On the TV side, the Globes are totally unreliable, in part because they're given out at midseason. “Lost” was named best drama in January. The Emmy went to “24.”
When you think about it, the idea that a group of journalists would exert influence over several thousand industry professionals seems ludicrous. The notion becomes even sillier when you take into account the caliber of journalist the foreign press association, in more or less fraternity-house fashion, admits to its ranks.
As one of my fellow ankle-biters, Sharon Waxman of the New York Times, has noted, “The association does not represent internationally renowned publications like Le Monde or The Times of London -- indeed, it has repeatedly rejected applications from a correspondent for Le Monde, while accepting applications from freelance writers from Bangladesh and South Korea.”
No one cares. All that matters are those ratings points. In one sense, I guess, the Golden Globes could be called an accurate predictor of things to come. In their total embrace of TV and shameless use of publicity, the Globes are showing us the future of all TV awards shows. The groups in charge of the Oscars, Grammys and Emmys still act as though they are professionals that deign to have their galas televised. The “members” of these “academies” put great stress on peer review and the mechanics of voting. They believe the integrity of their shows is at stake, for integrity is the one thing that keeps them just above the greasy muck where “Access Hollywood,” YouTube, Britney Spears' publicist and the Hollywood Foreign Press Association, to name just a few, happily wallow.
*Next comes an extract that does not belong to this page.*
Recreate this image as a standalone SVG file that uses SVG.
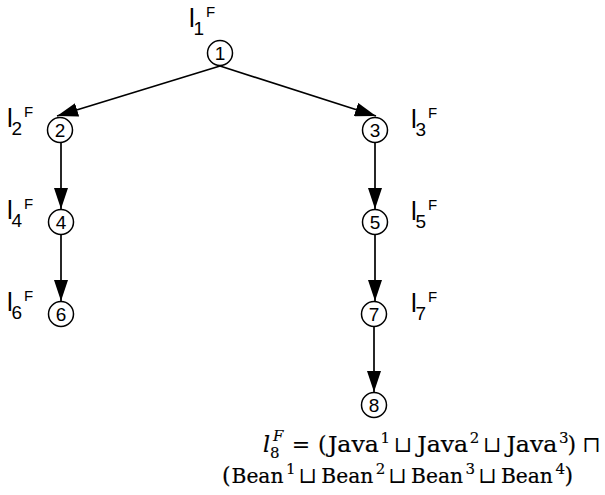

They'll get over that someday.


There was that Documentary that the Trio Network (may it rest in peace) ran a few years ago that basically showed how the Golden Globes was run and voted on by crackpot foreign "journalists" obsessed with being near celebrities....In order to get a Golden Globe, the actors have to spend time with these people. It was bizarre.
(Oddly, I believe Trio was part of the NBC/GE family)
Posted by: | December 14, 2006 at 09:10 AM
Aaron --
Normally, I would agree with all your comments on the Globes. But if you look at this year's batch of nominees, they are way better and more timely than anything Emmy has delivered lately.
Dexter, Weeds, Sleeper Cell, Tsunami, Ugly Betty, Heroes, Alec Baldwin and Sarah Paulson are pretty astute picks for the best in network TV right now. And Emmy won't get around to honoring these folks -- if ever -- a couple ofyears from now. And faulting an awards show because it falls before the TV season ends doesn't seem fair.
I don't want to sound like an apologist for hack journalists trying to expand their clout in hollywood. But if a group this flawed can hand nominations to a group this deserving, what's Emmy's excuse?
Posted by: Eric Deggans | December 18, 2006 at 04:20 PM
Sarah "I Am So Better Than Kristin Chenoweth" Paulson?
Sorry, Eric, but I really, *really* disagree with you this time. Paulson drags the show down every time she appears. She's not funny, she can't sing and the sanctimony Sorkin puts in her character is tiring.
Otherwise, you make a valid point there. But we just can't get Pia Zadora out of our minds.
Posted by: Mark Jeffries | December 18, 2006 at 05:17 PM
I think if they'd nominated The Wire I would have joined you there, Eric. I think it really is going to get an Emmy nod this time. The B&C critics' poll would then get the credit, not TCA and not the HFPA.